実績十分。キャリアも十分。それなのに、まだ勉強したいとは!
「歌の勉強をし直したいんです。それとボイストレーナーか、発声の先生について難しい台詞や詩の朗読に再び取り組んでみたいのです」
米ステージアートの名門ジュリアード音楽院で演技を学んだ。だからクラシックな勉強法に抵抗はない。
「私は言葉が好きなんです。自分が発する言葉で作品を作り上げたい、そんな夢を持っています。たとえばシェイクスピアなど古典的な文章、長い詩でもいいですね」
クリスティーンはライフワークとして、アルフレッド・テニスンの「ユリシーズ」を学んでいるという。テニスンは1800年代のイギリス人詩人。措辞と韻律の美しさで世界的に知られている。長編の詩「ユリシーズ」は彼の代表作の一つだ。

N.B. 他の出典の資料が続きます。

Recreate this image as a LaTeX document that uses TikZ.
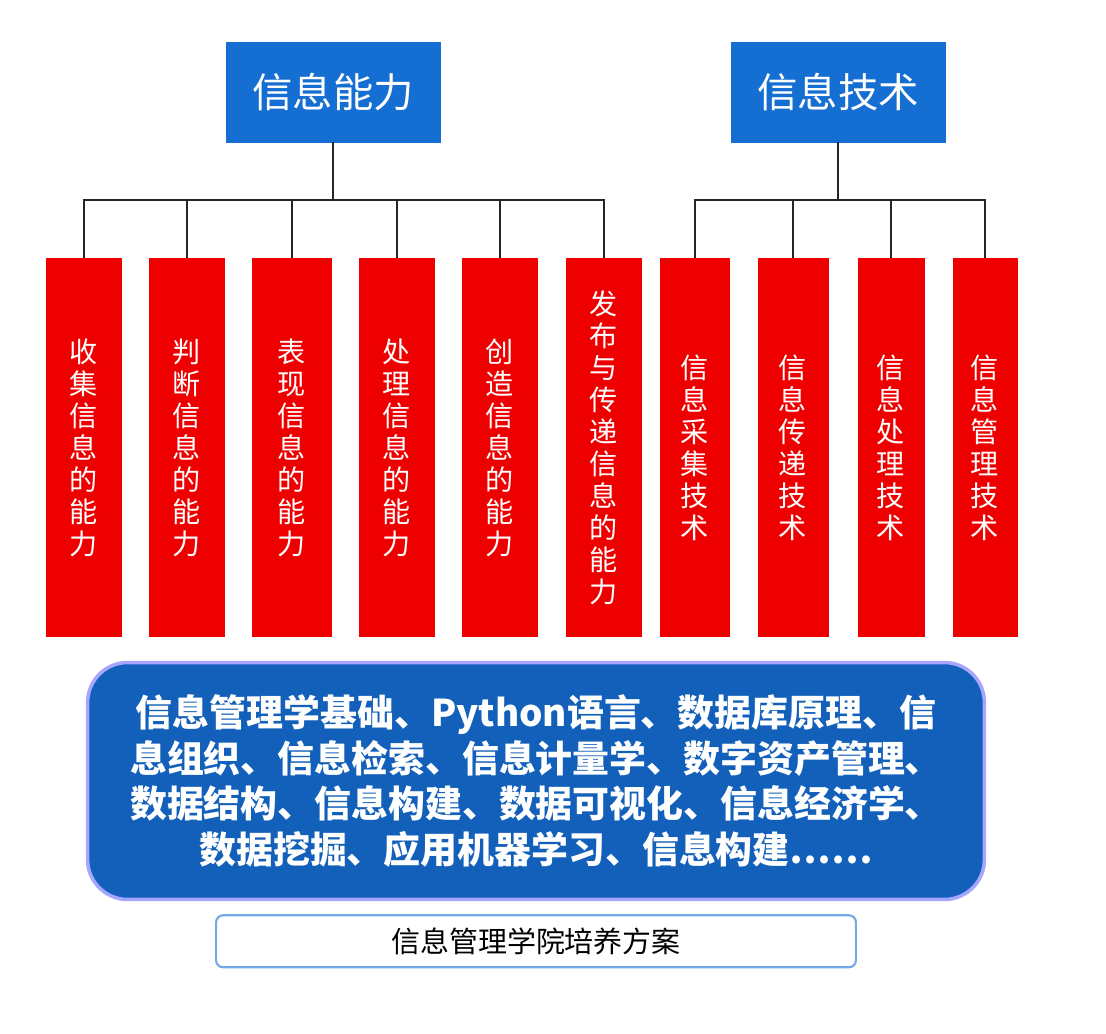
\documentclass[tikz,border=0pt]{standalone}
\usepackage{fontspec}
\setmainfont{Noto Sans CJK SC}
\usetikzlibrary{positioning}
\definecolor{topblue}{RGB}{21,110,210}
\definecolor{bigblue}{RGB}{18,96,186}
\definecolor{boxred}{RGB}{238,0,0}
\tikzset{
  capbox/.style={draw=topblue, fill=topblue, text=white, minimum width=4.28cm, minimum height=2cm, font=\fontsize{23}{27}\selectfont},
  abox/.style={fill=boxred, text=white, minimum height=7.58cm, align=center, anchor=north, inner sep=0pt, font=\fontsize{16}{18.2}\selectfont},
  tline/.style={draw=black!85, line width=1.3pt},
}
\begin{document}
\begin{tikzpicture}[x=0.02cm,y=-0.02cm]
  \useasboundingbox (0,0) rectangle (1106,1034);

  % top categories
  \node[capbox] (ability) at (333,92) {信息能力};
  \node[capbox] (tech) at (838,92) {信息技术};

  % red columns
  \node[abox, minimum width=1.52cm] (a1) at (84,258) {收\\集\\信\\息\\的\\能\\力};
  \node[abox, minimum width=1.52cm] (a2) at (187,258) {判\\断\\信\\息\\的\\能\\力};
  \node[abox, minimum width=1.6cm] (a3) at (292,258) {表\\现\\信\\息\\的\\能\\力};
  \node[abox, minimum width=1.54cm] (a4) at (397,258) {处\\理\\信\\息\\的\\能\\力};
  \node[abox, minimum width=1.54cm] (a5) at (500,258) {创\\造\\信\\息\\的\\能\\力};
  \node[abox, minimum width=1.52cm] (a6) at (604,258) {发\\布\\与\\传\\递\\信\\息\\的\\能\\力};
  \node[abox, minimum width=1.4cm] (t1) at (695,258) {信\\息\\采\\集\\技\\术};
  \node[abox, minimum width=1.42cm] (t2) at (793,258) {信\\息\\传\\递\\技\\术};
  \node[abox, minimum width=1.34cm] (t3) at (891,258) {信\\息\\处\\理\\技\\术};
  \node[abox, minimum width=1.3cm] (t4) at (985,258) {信\\息\\管\\理\\技\\术};

  % tree lines
  \coordinate (ja) at (333,200);
  \coordinate (jt) at (838,200);
  \draw[tline] (ability.south) -- (ja);
  \draw[tline] (a1.north) |- (a6.north |- ja) -- (a6.north);
  \foreach \n in {a2,a3,a4,a5}
    \draw[tline] (\n.north) -- (\n.north |- ja);
  \draw[tline] (tech.south) -- (jt);
  \draw[tline] (t1.north) |- (t4.north |- jt) -- (t4.north);
  \foreach \n in {t2,t3}
    \draw[tline] (\n.north) -- (\n.north |- jt);

  % courses
  \node[draw=blue!35, line width=2pt, fill=bigblue, rounded corners=0.8cm, minimum width=17.94cm, minimum height=4.74cm, text=white, align=center, font=\fontsize{21}{26}\selectfont\bfseries] (course) at (536,781)
    {信息管理学基础、Python语言、数据库原理、信\\息组织、信息检索、信息计量学、数字资产管理、\\数据结构、信息构建、数据可视化、信息经济学、\\数据挖掘、应用机器学习、信息构建……};

  \node[draw=topblue!60, line width=1.2pt, fill=white, rounded corners=4pt, minimum width=12.8cm, minimum height=1.04cm, font=\fontsize{16.5}{20}\selectfont, below=0.26cm of course] (plan) {信息管理学院培养方案};
\end{tikzpicture}
\end{document}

「毎年、『ユリシーズ』の独白に挑戦しています。まだ全編を暗記できていないのですが、その美しい詩のリズムを自分のものにしたいと思っています。その技術をもう一度、身に着けたい。ジュリアードで学んだことです」
あくなき好奇心。しかし、「グッド・ファイト」後のクリスティーンにそれほど勉強する時間があったのかは分からない。
2022年、「グッド・ファイト」のファイナルシーズンを迎えた同じ年にHBOから新主演シリーズ「ギルデッド・エイジ -ニューヨーク黄金時代-」がスタートしているのだ。
年齢を重ねた分だけ、学びも重ねる。クリスティーン、72歳売れっ子の秘訣はそこにある。